The average output of the first 10 dispensing shots after calibration was 0.100 g each in the left and middle dispensers, and 0.099 g in the right dispenser. The lubricant was dispensed by quantity, and at a defined rate of 3.750 g/min, corresponding to a dispensing time of 1.6 seconds. The pause between shots was 0.4 seconds.
Test results promising
After 230,000 shots, despite the abrasive properties of the test substance, the internal diameters of the dispensers hardly changed measurably, as shown in Figure 1. The left dispenser now takes 0.107 g of material instead of 0.100 g; the middle dispenser 0.103 g instead of 0.100 g; and the right dispenser 0.108 g instead of 0.099 g initially. From these minor differences it can be deduced that the abrasive medium has only an insignificant influence on the material quality, even with a very large number of single shots.
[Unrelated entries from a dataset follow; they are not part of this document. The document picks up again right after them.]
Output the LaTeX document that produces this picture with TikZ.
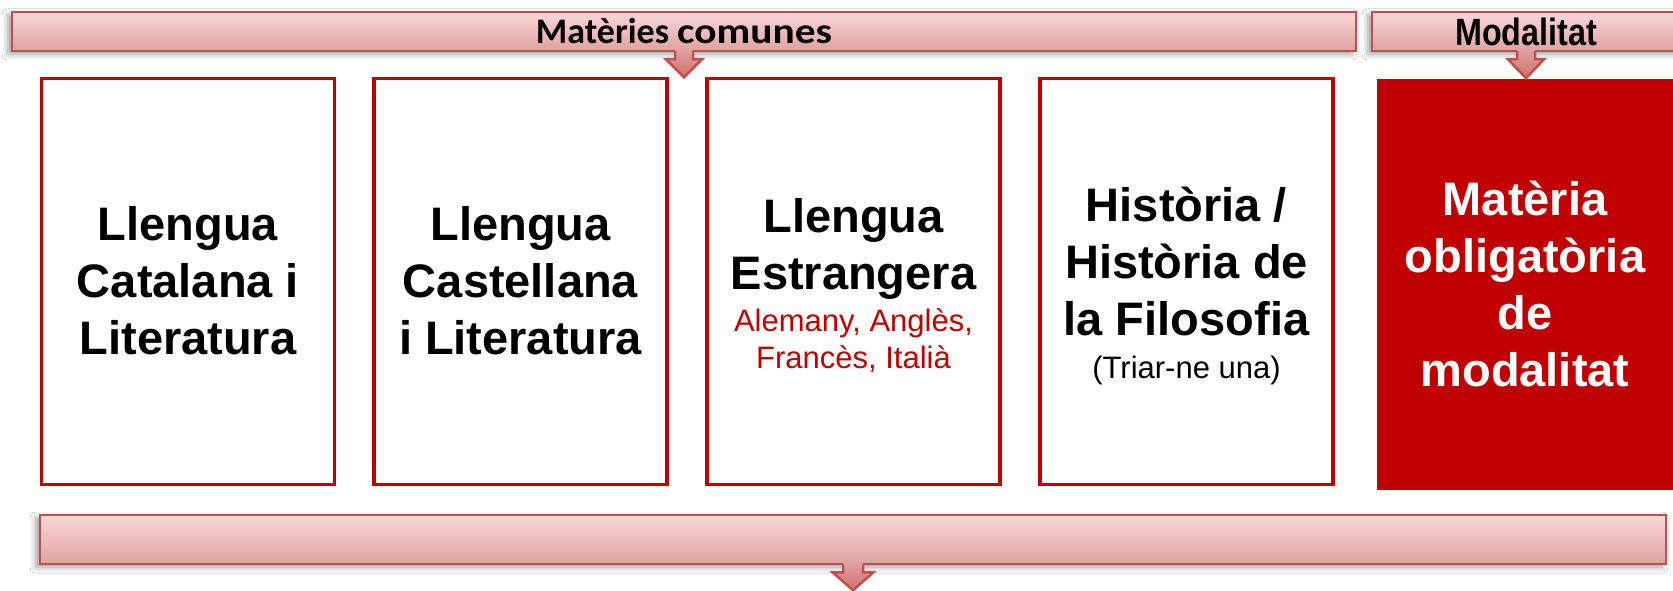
\documentclass[tikz,border=0pt]{standalone}
\usepackage{fontspec}
\setmainfont{Liberation Sans}
\newfontfamily\hdrfont{Carlito}
\newfontfamily\hdrwidefont[FakeStretch=1.15]{Carlito}
\newfontfamily\narrowfont[FakeStretch=0.85]{Liberation Sans}
\usetikzlibrary{calc,shadows.blur}
\definecolor{boxred}{RGB}{192,0,0}
\definecolor{bnborder}{RGB}{192,80,77}
\definecolor{bntop}{RGB}{250,216,216}
\definecolor{bnbot}{RGB}{222,162,161}
\definecolor{artop}{RGB}{226,160,159}
\definecolor{arbot}{RGB}{205,112,110}
\tikzset{
  banner/.style={rectangle, draw=bnborder, line width=2.5pt, top color=bntop, bottom color=bnbot, inner sep=0pt,
    blur shadow={shadow xshift=-4pt, shadow yshift=-3pt, shadow blur radius=6pt, shadow opacity=40}},
  subjbox/.style={rectangle, draw=boxred, line width=3.5pt, fill=white, inner sep=0pt,
    minimum width=293pt, minimum height=405.5pt},
  modbox/.style={rectangle, fill=boxred, inner sep=0pt, minimum width=296pt, minimum height=411pt},
  boxtext/.style={align=center, inner sep=0pt, font=\bfseries\fontsize{47}{57}\selectfont},
  arrowfill/.style={top color=artop, bottom color=arbot},
  arrowline/.style={draw=bnborder, line width=2.5pt, line join=miter},
}
\newcommand\blkarrow[5]{%
  \path[arrowfill] ($(#1)+(-#2,-2.5)$) -- ++(0,#3+2.5) -- ++(-#4+#2,0) -- ++(#4,#5) -- ++(#4,-#5) -- ++(-#4+#2,0) -- ++(0,-#3-2.5) -- cycle;
  \draw[arrowline] ($(#1)+(-#2,-1)$) -- ++(0,#3+1) -- ++(-#4+#2,0) -- ++(#4,#5) -- ++(#4,-#5) -- ++(-#4+#2,0) -- ++(0,-#3-1);
}
\newcommand\redsub[1]{{\color{boxred}\mdseries\fontsize{31}{37}\selectfont #1}}
\begin{document}
\begin{tikzpicture}[x=1pt,y=-1pt]
\useasboundingbox (0,0) rectangle (1673,591);
\clip (0,0) rectangle (1673,591);
\fill[white] (0,0) rectangle (1673,591);

% banners
\node[banner, minimum width=1344pt, minimum height=39pt] (b1) at (684,31.5)
  {\hdrfont\bfseries\fontsize{36}{40}\selectfont Matèries {\hdrwidefont comunes}};
\node[banner, minimum width=308pt, minimum height=39pt] (b2) at (1526,31.5)
  {\narrowfont\bfseries\fontsize{38}{42}\selectfont Modalitat};
\node[banner, minimum width=1626pt, minimum height=49pt] (b3) at (853,539.5) {};

% subject boxes
\node[subjbox] (c1) at (188,281.5) {};
\node[subjbox] (c2) at (520.5,281.5) {};
\node[subjbox] (c3) at (853.5,281.5) {};
\node[subjbox] (c4) at (1186.5,281.5) {};
\node[modbox] (c5) at (1525,284.5) {};

\node[boxtext] (t1) at (188,280.5) {Llengua\\Catalana i\\Literatura};
\node[boxtext] (t2) at (520.5,280.5) {Llengua\\Castellana\\i Literatura};
\node[boxtext] (t3) at (853.5,285.6) {Llengua\\Estrangera\\[-15pt]\redsub{Alemany, Anglès,}\\[-20pt]\redsub{Francès, Italià}};
\node[boxtext] (t4) at (1186.5,285.6) {Història /\\Història de\\la Filosofia\\[-14pt]{\mdseries\fontsize{31}{37}\selectfont (Triar-ne una)}};
\node[boxtext, text=white] (t5) at (1525,283.6) {Matèria\\obligatòria\\de\\modalitat};

% block arrows
\blkarrow{b1.south}{9}{7}{18}{18}
\blkarrow{b2.south}{9}{7}{18}{19}
\blkarrow{b3.south}{10}{7}{20.5}{18}
\end{tikzpicture}
\end{document}
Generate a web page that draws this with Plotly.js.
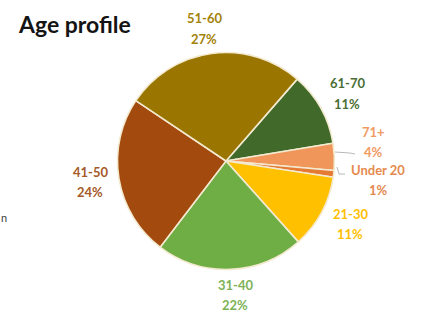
<!DOCTYPE html>
<html>
<head>
<meta charset="utf-8">
<script src="https://cdn.plot.ly/plotly-3.0.1.min.js"></script>
<style>html,body{margin:0;padding:0;background:#fff;}#chart{width:422px;height:314px;}</style>
</head>
<body>
<div id="chart"></div>
<script>
// Data
const categories = ["61-70", "71+", "Under 20", "21-30", "31-40", "41-50", "51-60"];
const percents = [11, 4, 1, 11, 22, 24, 27];
const sliceColors = ["#416A2A", "#F0965A", "#E57A35", "#FFC000", "#6FAE45", "#A34A0E", "#9A7600"];
const labelColors = ["#4A6E33", "#F09A62", "#E58A4E", "#FFC000", "#7DB356", "#A65A2A", "#A38208"];
// label centre positions in pixels [x, yName, yPct]
const labelPos = [[347, 83, 104], [373, 132, 152], [378, 170, 190], [350, 214, 234], [235, 285, 305], [90, 172, 192], [204, 18, 39]];

const W = 422, H = 314;
const px = x => x / W;
const py = y => 1 - y / H;

const cx = 226, cy = 161, r = 108.5;

const annotations = [];
categories.forEach((c, i) => {
  const p = labelPos[i];
  annotations.push({xref: 'paper', yref: 'paper', x: px(p[0]), y: py(p[1]), text: '<b>' + c + '</b>', showarrow: false,
    xanchor: 'center', yanchor: 'middle', font: {family: 'Lato, sans-serif', size: 13, color: labelColors[i]}});
  annotations.push({xref: 'paper', yref: 'paper', x: px(p[0]), y: py(p[2]), text: '<b>' + percents[i] + '%</b>', showarrow: false,
    xanchor: 'center', yanchor: 'middle', font: {family: 'Lato, sans-serif', size: 13, color: labelColors[i]}});
});
annotations.push({xref: 'paper', yref: 'paper', x: px(16), y: py(24), text: '<b>Age profile</b>', showarrow: false,
  xanchor: 'left', yanchor: 'middle', font: {family: 'Lato, sans-serif', size: 23, color: '#141414'}});
annotations.push({xref: 'paper', yref: 'paper', x: px(-1), y: py(217), text: 'n', showarrow: false,
  xanchor: 'left', yanchor: 'middle', font: {family: 'Lato, sans-serif', size: 11, color: '#404040'}});

function pathPx(pts) {
  return pts.map((p, i) => (i ? 'L' : 'M') + px(p[0]) + ',' + py(p[1])).join(' ');
}
const leaderShapes = [
  [[335, 152], [350, 153], [355, 154]],
  [[337, 167], [339, 174], [345, 174]]
].map(pts => ({type: 'path', xref: 'paper', yref: 'paper', path: pathPx(pts), line: {color: '#A6A6A6', width: 0.8}}));

const trace = {
  type: 'pie',
  labels: categories,
  values: percents,
  sort: false,
  direction: 'clockwise',
  rotation: 41,
  marker: {colors: sliceColors, line: {color: '#F3EAD0', width: 1.6}},
  textinfo: 'none',
  hoverinfo: 'none',
  showlegend: false,
  domain: {x: [px(cx - r), px(cx + r)], y: [py(cy + r), py(cy - r)]}
};

Plotly.newPlot('chart', [trace], {
  width: W, height: H,
  margin: {l: 0, r: 0, t: 0, b: 0},
  paper_bgcolor: '#fff',
  showlegend: false,
  annotations: annotations,
  shapes: leaderShapes
}, {staticPlot: true});
</script>
</body>
</html>
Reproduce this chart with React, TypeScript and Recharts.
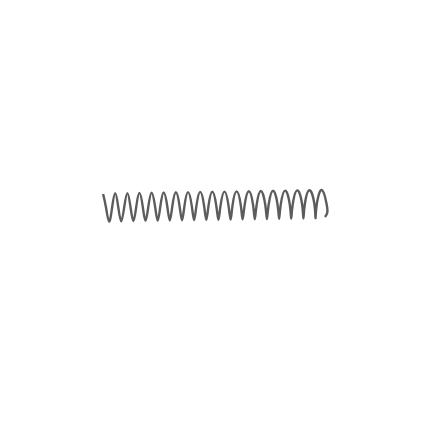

The test was continued for research purposes after reaching the customer's target (230,000 dispensing shots). The preeflow team hoped that this would provide concrete data on the duration of the test series through to total system failure. When does leakage occur? When does the dispensing pressure drop? Questions like these remained unanswered, even after 1,000,0000 dispensing shots, as no significant changes were measurable (Figure 2). Even the visible wear caused by the abrasive high-pressure lubricant remained within limits (left now 0.106; middle 0.114; right 0.106). The final visual inspection also showed that all rotors were in excellent condition. The stators exhibited merely the expected wear, which in any case did not deviate significantly from the original, at an average of 3% (outer diameter) and 8%, respectively.
Conclusion
These values prove that the 230,000 metering shots required by the customer can be surpassed many times over, and even then, no signs of failure are measurable under laboratory conditions.
Switching from piston pumps to the eco-PEN600 thus guarantees the customer demonstrable savings, as the long dispensing time means it is no longer necessary to replace valves every 4 weeks. Moreover, eco-PEN600 maintenance costs are reduced still further, even in long-term use, as it has been proven that the DC-coated rotors are non-wearing, and the variations in dispensing quantity in a single shot are negligible in view of their low value (max. plus → 18.9 mg / max. minus → 7.3 mg). All the equipment – starting with the dispenser – exhibited zero leakage. No substances containing oil could be detected either there or on pipelines and fittings. Nor were there any detectable quality defects due to viscosity differences. It can be assumed that recalibration can increase the achieved 1,000,000 dispensing shots at comparable quality, and with no material fatigue.